4. Personal loan for paid services

This is another type of a targeted loan that covers a fairly large range of paid services. This can be educational, medical, repair, tourism, and other services and works. The entire range of services is provided at the same time, and payment is deferred. Most often the organization itself is engaged in the execution of such transactions as it concludes a corresponding agreement with the bank. The loan is targeted, which requires mandatory confirmation.

It is possible to have a co-borrower (for example, parents of a minor who conclude a contract for the provision of educational services for their child).

A conditional disadvantage is that usually the first payment must be made in cash (most often it does not exceed 10% of the entire amount) and this payment must be documented. If you want to make an early repayment, most likely you will have to pay a commission.

You can also suspend payments by agreement for a period of 3-6 months (this does not apply to interest). There are loans that require collateral and there are those that are provided without collateral.

5. Trust loan

These are special banking programs that apply to bona fide borrowers who have previously confirmed their reliability by timely full payments of debts on loans in this particular bank.

The advantages of such programs are lower loan rates, payment in installments, fast approval. Another advantage is that securing such a loan is basically not required. The undeniable advantage of the product is the absence of commission for early repayment.

The disadvantages are a relatively small loan amount (usually a few thousand dollars) and short repayment periods (on average from 1 year to 1,5 years).

Such a loan is good for buying travel packages, inexpensive things, paying for repairs, etc.

6. Target and universal loan for young families

Another category of special banking programs is designed for young families (people under 30 years who are legally married) or for single-parent families. Loans can be targeted or not.

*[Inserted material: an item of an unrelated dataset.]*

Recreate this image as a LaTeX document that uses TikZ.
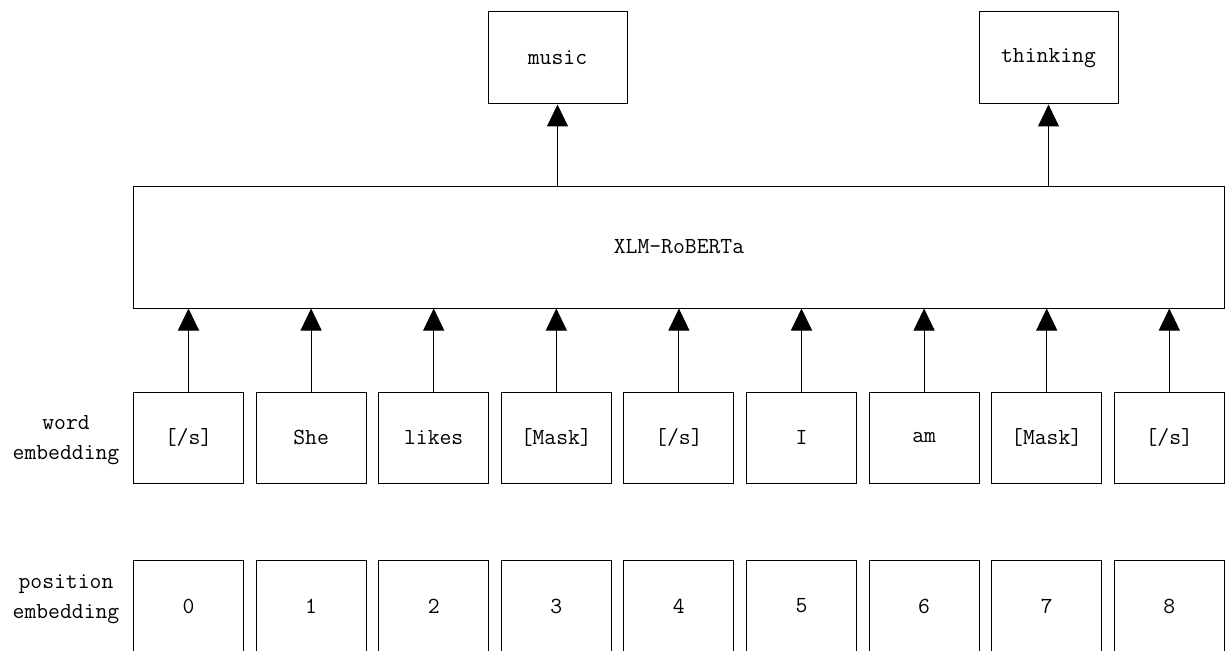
\documentclass[tikz,border=0pt]{standalone}
\usepackage{fontspec}
\usetikzlibrary{arrows.meta}
\begin{document}
\begin{tikzpicture}[x=1pt,y=-1pt,
  every node/.style={font=\ttfamily\fontsize{23}{30}\selectfont},
  cell/.style={draw, line width=1pt, minimum width=110pt, minimum height=91pt, inner sep=0pt},
  outbox/.style={draw, line width=1pt, minimum width=139pt, minimum height=92pt, inner sep=0pt},
  rowlabel/.style={align=center, inner sep=0pt},
  uparrow/.style={line width=1pt, -{Triangle[length=22pt,width=21pt]}}]
  \useasboundingbox (0,0) rectangle (1225,650);

  % encoder block
  \node[draw, line width=1pt, minimum width=1091pt, minimum height=122pt, inner sep=0pt]
    (xlm) at (679,247) {XLM-RoBERTa};

  % predicted tokens
  \node[outbox] (music) at (557.5,58) {music};
  \node[outbox] (thinking) at (1048.5,58) {thinking};
  \draw[uparrow] (music.south |- xlm.north) -- (music.south);
  \draw[uparrow] (thinking.south |- xlm.north) -- (thinking.south);

  % row labels
  \node[rowlabel] (wl) at (66,440) {word\\embedding};
  \node[rowlabel] (pl) at (66,599) {position\\embedding};

  % token and position cells
  \foreach \t [count=\i from 0] in {{[/s]},She,likes,{[Mask]},{[/s]},I,am,{[Mask]},{[/s]}} {
    \pgfmathsetmacro{\cx}{188.5+122.6*\i}
    \node[cell] (w\i) at (\cx,437.5) {\t};
    \node[cell] (p\i) at (\cx,606) {\i};
    \draw[uparrow] (w\i.north) -- (w\i.north |- xlm.south);
  }
\end{tikzpicture}
\end{document}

The advantages are the favorable loan terms. Targeted real estate loans for young families can are large, which means that the first payment can be less than10%. The next thing is low-interest rates. You can request referred payments of up to 5 years and extend a lending period. The period varies between 3-20 years.

The disadvantages are long approval and some paperwork. As soon as you get funds, the lender charges a one-time commission (about three to five percent).

7. Pensioners’ loan

This type of lending is provided specifically for working pensioners. It is multi-purpose and is provided in parts or in one sum, in cash or to a bank account.

The downside may be a possible age limit on the payment terms: that is, when the debtor reaches a certain age (for example, 75 years), the loan must be repaid. Usually, these loans are provided for a short period, and the percentage rate ranges from 20%.

8. Pawnshop loan

This is a personal loan that requires collateral. The peculiarity of this banking product is that the lender’s decision does not depend on the solvency of the borrower since it is confirmed by documents on the ownership of some material values that act as collateral. This can be jewelry, precious metal ingots, securities, cars. The largest loan amount does not exceed 70-90% of the estimated value of the collateral.

The advantages of a pawnshop loan are lower interest rate, quick approval.

The disadvantages are a short repayment period (usually not exceeding 1 year. The debt is paid in a lump sum upon on the due date specified in the contract.